Playwright Kate Attwell’s “Big Data,” a two-act world premiere at American Conservatory Theater, sets right out to entertain. 

A slyly amused, sardonic figure, M (played by the nationally lauded BD Wong), is explaining how researchers have learned, through various feeding protocols, to control the behavior of pigeons. His commentary is accompanied by a huge video projected onto the stage wall, a device (created by Kaitlyn Pietras and Jason H. Thompson) used throughout the play to good effect in a variety of ways, including, at times, live feed of what is simultaneously being enacted onstage. It creates a visceral, Big Brotherish aura.   

M, who appears throughout Act 1 in various, unnerving capacities, succeeds—at least judging by the laughter on opening night—in making the audience complicit in this little example of human-on-bird cruelty.  

BD Wong plays M in the premiere of Kate Attwell’s “Big Data” at American Conservatory Theater’s Toni Rembe Theater through March 10. (Courtesy Kevin Berne) 

Attwell, though, has a particular, and serious, agenda: to dramatize the ways in which “surveillance capitalism” (a concept that she discusses in the theater’s very interesting program notes) holds us in a viselike grip. 

Structured in two distinct, hour-long acts—a lightly humorous Act 1 offers a bit of a harbinger of what’s to come in the more serious Act 2—the play largely concerns an extended family: a married couple (played by Rosie Hallett as Lucy and Jomar Tagatac as Max), with financial, career and potential parenthood concerns; her gay brother, Sam (Gabriel Brown), and his husband (Michael Phillis), who have relationship issues; and Sam and Lucy’s parents (Julia McNeal as Didi and Harold Surratt as Joe). 

The mysterious and seductive M drifts among the younger couples’ apartments in Act 1 and manifests as each character’s coaxing guide to their hidden, forbidden (maybe even non-existent) desires. 

The tone changes in Act 2, when the couples arrive at Didi and Joe’s country home for dinner, stressed from the changes that have taken place in their city lives since Act 1 (as influenced by spookily intuitive M) and worried because the old folks haven’t been answering their phone or text messages. The change of tone is nicely represented by scenic designer Tanya Orellana’s homey, woodsy living-dining room in contrast to Act 1’s two spare and sleek city apartments where the young couples live.  

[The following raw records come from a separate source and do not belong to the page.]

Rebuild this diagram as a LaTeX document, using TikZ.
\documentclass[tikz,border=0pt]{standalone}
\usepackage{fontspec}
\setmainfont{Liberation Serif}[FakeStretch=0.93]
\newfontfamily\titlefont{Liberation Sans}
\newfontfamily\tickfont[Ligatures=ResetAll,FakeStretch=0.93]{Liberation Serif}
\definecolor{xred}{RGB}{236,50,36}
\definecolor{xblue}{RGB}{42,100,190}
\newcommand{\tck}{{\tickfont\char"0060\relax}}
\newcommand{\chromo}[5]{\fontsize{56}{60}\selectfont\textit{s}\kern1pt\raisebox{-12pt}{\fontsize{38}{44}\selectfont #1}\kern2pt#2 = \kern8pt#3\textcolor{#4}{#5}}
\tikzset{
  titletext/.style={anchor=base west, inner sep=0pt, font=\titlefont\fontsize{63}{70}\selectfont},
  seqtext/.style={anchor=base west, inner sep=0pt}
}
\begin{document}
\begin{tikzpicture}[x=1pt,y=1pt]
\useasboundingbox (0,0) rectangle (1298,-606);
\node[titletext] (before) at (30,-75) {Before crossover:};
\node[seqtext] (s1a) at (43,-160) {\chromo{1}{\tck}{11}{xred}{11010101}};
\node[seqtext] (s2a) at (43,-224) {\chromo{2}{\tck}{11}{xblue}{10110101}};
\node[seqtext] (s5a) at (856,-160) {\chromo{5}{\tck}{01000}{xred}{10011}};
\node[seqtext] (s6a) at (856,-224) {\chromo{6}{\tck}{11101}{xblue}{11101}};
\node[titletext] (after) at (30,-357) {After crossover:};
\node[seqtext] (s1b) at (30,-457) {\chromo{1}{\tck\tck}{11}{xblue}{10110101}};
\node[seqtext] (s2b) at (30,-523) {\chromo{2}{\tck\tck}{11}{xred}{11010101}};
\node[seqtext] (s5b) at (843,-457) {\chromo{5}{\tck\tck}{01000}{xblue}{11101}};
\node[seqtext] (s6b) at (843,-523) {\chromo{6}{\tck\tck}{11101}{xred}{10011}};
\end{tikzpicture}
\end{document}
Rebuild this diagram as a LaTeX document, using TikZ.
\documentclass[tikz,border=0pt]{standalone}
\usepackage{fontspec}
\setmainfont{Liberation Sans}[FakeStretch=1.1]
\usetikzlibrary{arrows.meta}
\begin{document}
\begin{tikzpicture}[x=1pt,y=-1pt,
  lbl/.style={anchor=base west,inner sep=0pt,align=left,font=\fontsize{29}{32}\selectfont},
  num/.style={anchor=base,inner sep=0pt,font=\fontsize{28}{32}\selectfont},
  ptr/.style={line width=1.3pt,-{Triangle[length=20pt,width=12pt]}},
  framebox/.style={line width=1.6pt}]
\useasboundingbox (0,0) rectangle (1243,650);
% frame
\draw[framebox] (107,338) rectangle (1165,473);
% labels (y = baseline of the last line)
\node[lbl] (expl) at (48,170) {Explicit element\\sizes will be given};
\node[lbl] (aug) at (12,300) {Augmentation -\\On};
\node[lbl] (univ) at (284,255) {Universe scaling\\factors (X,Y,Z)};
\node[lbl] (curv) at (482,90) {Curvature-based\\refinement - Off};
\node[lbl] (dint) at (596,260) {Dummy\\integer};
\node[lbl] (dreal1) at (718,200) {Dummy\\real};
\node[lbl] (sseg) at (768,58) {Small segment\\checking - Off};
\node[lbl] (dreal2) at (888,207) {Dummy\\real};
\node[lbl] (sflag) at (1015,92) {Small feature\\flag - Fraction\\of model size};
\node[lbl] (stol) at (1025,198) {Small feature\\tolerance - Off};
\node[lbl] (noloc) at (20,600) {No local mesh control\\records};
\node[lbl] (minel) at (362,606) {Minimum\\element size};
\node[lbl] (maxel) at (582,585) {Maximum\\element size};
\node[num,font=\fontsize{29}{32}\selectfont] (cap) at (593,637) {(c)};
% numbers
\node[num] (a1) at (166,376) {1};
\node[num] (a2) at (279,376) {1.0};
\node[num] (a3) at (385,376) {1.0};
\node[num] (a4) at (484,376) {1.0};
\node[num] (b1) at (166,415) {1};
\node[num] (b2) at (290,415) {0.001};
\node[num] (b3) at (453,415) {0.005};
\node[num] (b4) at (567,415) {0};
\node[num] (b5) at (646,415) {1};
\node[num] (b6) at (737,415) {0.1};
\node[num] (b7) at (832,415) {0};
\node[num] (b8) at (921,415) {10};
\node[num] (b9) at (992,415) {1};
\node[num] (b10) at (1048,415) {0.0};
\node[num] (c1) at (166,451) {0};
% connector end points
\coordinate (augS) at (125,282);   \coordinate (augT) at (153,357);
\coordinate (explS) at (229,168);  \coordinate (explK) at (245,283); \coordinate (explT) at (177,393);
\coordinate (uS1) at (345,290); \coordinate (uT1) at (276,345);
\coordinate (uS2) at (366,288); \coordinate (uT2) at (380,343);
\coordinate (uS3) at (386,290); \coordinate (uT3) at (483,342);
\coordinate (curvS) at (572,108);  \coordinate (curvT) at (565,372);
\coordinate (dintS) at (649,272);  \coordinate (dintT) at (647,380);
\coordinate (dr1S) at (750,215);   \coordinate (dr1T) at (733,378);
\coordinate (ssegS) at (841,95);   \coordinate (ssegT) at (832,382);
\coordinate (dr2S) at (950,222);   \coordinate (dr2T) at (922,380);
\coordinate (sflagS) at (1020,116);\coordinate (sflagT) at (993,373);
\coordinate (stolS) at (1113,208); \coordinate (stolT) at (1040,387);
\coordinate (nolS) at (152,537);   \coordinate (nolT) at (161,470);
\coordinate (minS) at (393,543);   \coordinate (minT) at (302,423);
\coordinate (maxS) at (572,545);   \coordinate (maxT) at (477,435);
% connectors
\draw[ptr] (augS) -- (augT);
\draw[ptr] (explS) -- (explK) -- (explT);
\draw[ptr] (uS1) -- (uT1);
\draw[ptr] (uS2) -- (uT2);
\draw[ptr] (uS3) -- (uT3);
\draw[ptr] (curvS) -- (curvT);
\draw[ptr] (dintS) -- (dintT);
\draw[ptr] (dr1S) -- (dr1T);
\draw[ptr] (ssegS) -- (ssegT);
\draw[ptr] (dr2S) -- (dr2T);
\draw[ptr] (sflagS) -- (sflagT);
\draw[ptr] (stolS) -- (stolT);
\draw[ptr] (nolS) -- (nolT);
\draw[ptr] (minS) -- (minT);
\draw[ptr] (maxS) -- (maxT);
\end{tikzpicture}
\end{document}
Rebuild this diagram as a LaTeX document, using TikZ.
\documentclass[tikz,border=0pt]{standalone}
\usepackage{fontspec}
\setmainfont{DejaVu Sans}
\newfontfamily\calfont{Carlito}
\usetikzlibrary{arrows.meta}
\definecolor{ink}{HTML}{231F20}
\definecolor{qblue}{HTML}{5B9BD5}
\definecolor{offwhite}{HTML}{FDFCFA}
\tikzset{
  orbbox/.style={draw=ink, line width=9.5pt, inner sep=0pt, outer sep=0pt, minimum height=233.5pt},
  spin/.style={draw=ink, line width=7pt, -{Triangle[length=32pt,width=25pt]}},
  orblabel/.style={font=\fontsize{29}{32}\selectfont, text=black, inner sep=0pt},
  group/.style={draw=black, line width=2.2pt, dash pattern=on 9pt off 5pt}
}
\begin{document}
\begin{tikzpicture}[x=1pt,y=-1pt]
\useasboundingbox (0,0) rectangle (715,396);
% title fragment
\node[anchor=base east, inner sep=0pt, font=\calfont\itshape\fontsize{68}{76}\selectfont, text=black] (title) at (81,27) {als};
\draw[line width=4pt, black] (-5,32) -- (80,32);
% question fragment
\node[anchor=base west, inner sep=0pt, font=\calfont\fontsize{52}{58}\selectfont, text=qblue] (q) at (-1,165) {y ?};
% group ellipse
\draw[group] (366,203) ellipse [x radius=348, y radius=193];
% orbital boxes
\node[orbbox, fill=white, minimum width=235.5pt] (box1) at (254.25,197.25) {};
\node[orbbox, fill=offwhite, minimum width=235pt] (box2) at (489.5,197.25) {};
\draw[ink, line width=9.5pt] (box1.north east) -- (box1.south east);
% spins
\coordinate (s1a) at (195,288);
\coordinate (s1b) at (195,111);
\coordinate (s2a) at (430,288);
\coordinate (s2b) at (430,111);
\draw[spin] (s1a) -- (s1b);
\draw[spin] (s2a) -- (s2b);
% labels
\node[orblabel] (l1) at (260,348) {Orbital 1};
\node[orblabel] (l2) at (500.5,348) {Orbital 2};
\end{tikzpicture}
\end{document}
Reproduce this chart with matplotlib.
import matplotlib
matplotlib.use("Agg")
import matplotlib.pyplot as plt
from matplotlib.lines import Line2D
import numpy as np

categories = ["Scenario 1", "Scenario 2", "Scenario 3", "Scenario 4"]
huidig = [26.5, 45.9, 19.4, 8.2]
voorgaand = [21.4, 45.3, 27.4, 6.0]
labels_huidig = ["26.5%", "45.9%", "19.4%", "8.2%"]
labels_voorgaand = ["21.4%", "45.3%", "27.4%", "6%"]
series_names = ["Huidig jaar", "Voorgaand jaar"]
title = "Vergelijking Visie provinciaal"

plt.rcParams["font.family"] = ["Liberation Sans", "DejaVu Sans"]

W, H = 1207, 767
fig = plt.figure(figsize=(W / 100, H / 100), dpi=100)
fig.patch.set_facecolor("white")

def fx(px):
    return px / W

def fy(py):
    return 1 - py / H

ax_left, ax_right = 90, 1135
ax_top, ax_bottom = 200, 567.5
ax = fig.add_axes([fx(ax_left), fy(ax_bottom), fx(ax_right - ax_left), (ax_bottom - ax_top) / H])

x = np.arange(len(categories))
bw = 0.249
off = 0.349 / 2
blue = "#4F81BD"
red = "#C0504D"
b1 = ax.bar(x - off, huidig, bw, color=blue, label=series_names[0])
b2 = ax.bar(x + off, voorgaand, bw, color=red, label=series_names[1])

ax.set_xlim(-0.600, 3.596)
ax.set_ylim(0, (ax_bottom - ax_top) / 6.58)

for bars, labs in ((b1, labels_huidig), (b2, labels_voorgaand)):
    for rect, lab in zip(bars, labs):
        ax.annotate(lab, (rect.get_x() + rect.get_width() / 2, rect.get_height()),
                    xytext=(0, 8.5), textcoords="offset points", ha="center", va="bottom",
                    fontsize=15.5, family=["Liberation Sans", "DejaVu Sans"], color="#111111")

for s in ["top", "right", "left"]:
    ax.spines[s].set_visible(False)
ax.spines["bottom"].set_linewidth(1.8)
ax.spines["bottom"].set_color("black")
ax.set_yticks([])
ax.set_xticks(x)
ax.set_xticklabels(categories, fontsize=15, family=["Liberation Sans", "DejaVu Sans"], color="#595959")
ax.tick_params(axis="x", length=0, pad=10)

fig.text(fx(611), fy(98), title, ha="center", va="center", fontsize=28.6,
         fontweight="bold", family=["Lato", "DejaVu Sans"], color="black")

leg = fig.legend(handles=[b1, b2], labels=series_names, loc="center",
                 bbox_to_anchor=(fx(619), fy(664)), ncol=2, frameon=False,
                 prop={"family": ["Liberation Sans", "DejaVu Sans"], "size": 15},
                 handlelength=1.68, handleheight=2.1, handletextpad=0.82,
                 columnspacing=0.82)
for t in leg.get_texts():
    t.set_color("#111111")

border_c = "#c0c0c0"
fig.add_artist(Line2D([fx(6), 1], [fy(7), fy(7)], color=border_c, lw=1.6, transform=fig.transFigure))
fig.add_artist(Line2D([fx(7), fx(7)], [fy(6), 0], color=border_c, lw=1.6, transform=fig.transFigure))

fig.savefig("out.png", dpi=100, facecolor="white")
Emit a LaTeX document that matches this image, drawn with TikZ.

Now, M is nowhere to be seen, and the only mystery in what has become almost a cookie-cutter family drama is why Didi has called them all together, and why she hasn’t been answering the phone.  

Other than the clever device of the intrusive M, “Big Data,” which ACT commissioned from Attwell (in 2019, ACT staged Attwell’s brilliant, time-traveling “Testmatch,” set in England and in colonial India), there’s nothing much new here on the oft-examined topic of how our privacy is being invaded, our very thoughts manipulated in increasingly insidious, indeed inescapable, ways by technology. 

L–R, Gabriel Brown, Rosie Hallett and Michael Phillis appear in American Conservatory Theater’s “Big Data.” (Courtesy Kevin Berne) 

The direction by Pam MacKinnon, with the clever use of video, is as smooth, the acting as strong, as we would expect from San Francisco’s flagship nonprofit theater, and the 21st-century reality that these characters are dealing with is a reality we all share. 

But the characters themselves are thinly sketched, nor are their personal dilemmas especially intriguing or emotionally involving. Ultimately, Attwell’s ending feels contrived, inauthentic.